PaleoFLEX™ Apple Cinnamon Pancakes
Fluffy almond flour pancakes are topped with warm cinnamon apples for a delightfully cozy breakfast!
Forget the syrup – sweet apples ‘n’ cinnamon are a tastier (and healthier!) topping for gluten-free pancakes. To make it, simply warm apple slices or diced apples with coconut oil, and season with cinnamon. Add a bit of water, then let it thicken until gooey while you prepare the pancakes.
The pancakes are made with a combination of almond flour and arrowroot flour for the base. Almond flour is a naturally sweet Paleo-friendly alternative to all-purpose flour, and arrowroot helps thicken the batter. Since almond flour is gluten-free, it needs extra eggs to keep the pancakes from falling apart. We used four eggs, plus a bit of coconut milk and apple sauce to add in more fat and keep these pancakes moist and decadent.
To make the pancakes, mix up the wet and dry ingredients separately, then pour the wet into the dry and mix until just combined. Pour onto a hot griddle and cook a few minutes per side, or until golden brown.
Stack your almond flour pancakes on a plate and top with the warm apples. You can also add sliced bananas or shredded coconut if you like. Serve and enjoy!
3 tbsp coconut oil, divided
2 apples, peeled and chopped
2 tsp cinnamon, divided
3 tbsp water
1/2 cups canned coconut milk
1/2 cups unsweetened apple sauce
1 tbsp raw honey
1 tsp vanilla extract
1/2 cups almond flour
1/4 cups arrowroot flour
1/2 tsp baking soda
1/2 tsp baking powder
Start by making the apple topping: Melt 1 tablespoon of the coconut oil in a nonstick pan over medium heat. Add the apple slices and 1 teaspoon of the cinnamon, stir to coat. Lower the heat, add the water, and stir for about 30 seconds. Remove from the heat and set aside
Whisk the eggs, coconut milk, apple sauce, honey and vanilla extract in a large measuring cup.
In a large bowl, mix the almond flour, arrowroot flour, baking soda, baking powder, and remaining teaspoon of cinnamon. Pour the wet ingredients into the dry and whisk until a smooth batter forms.

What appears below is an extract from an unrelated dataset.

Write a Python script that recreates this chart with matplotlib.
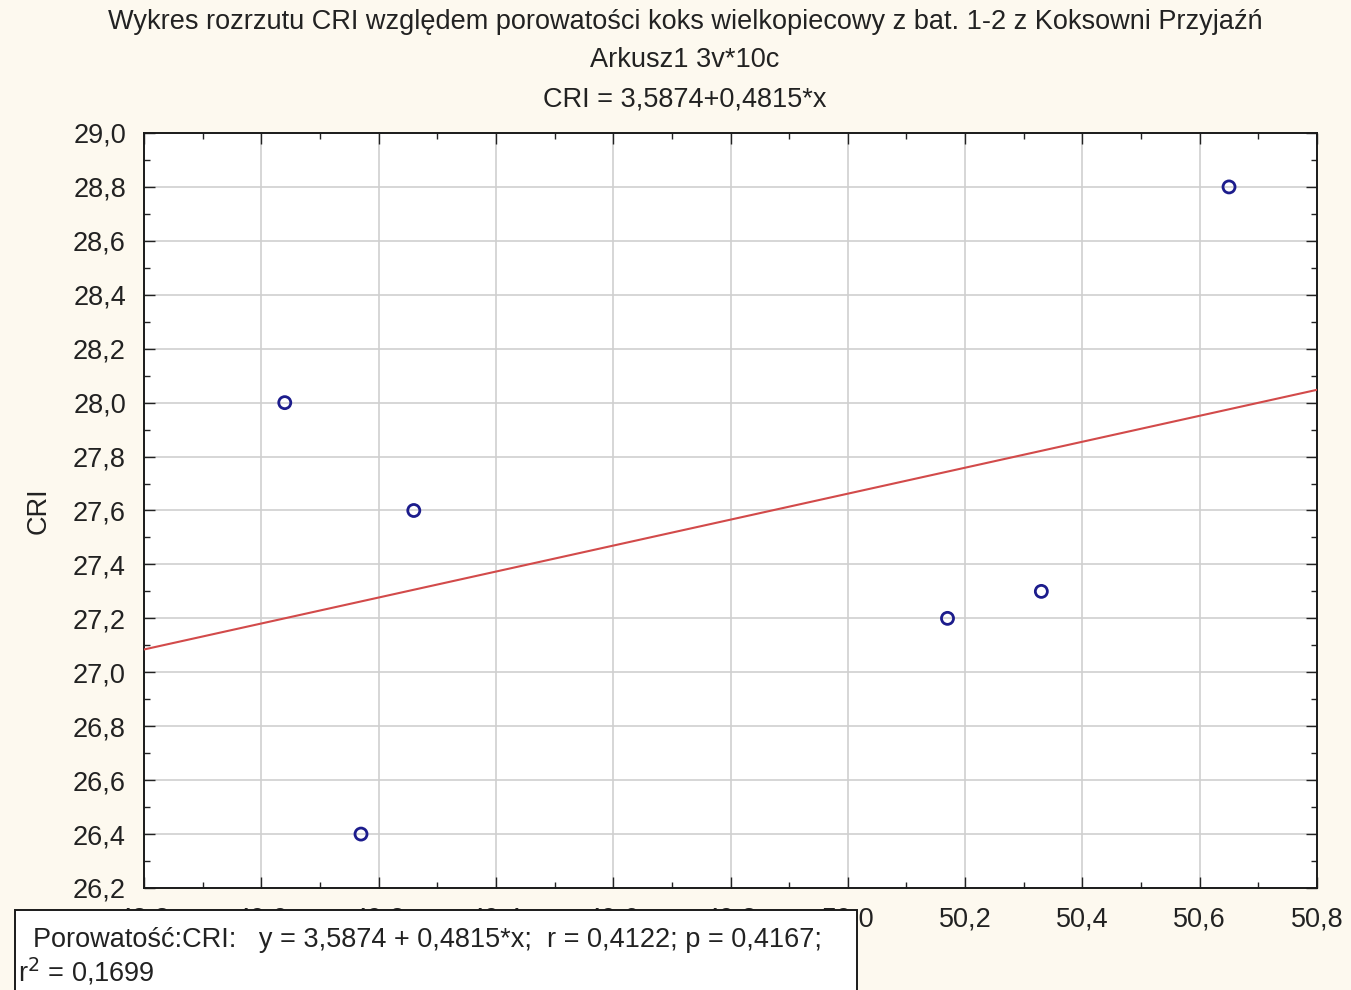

Grease a large cast iron or nonstick pan with coconut oil and heat to medium. Once hot, scoop the batter ¼ cup at a time onto the pan for evenly sized pancakes. Cook for 2-3 minutes per side, or until golden brown. Cook in batches until all the pancakes are done. You may have to keep adding a little more coconut oil to keep them from sticking.
Serve your pancakes topped with the warm cinnamon apples, and enjoy!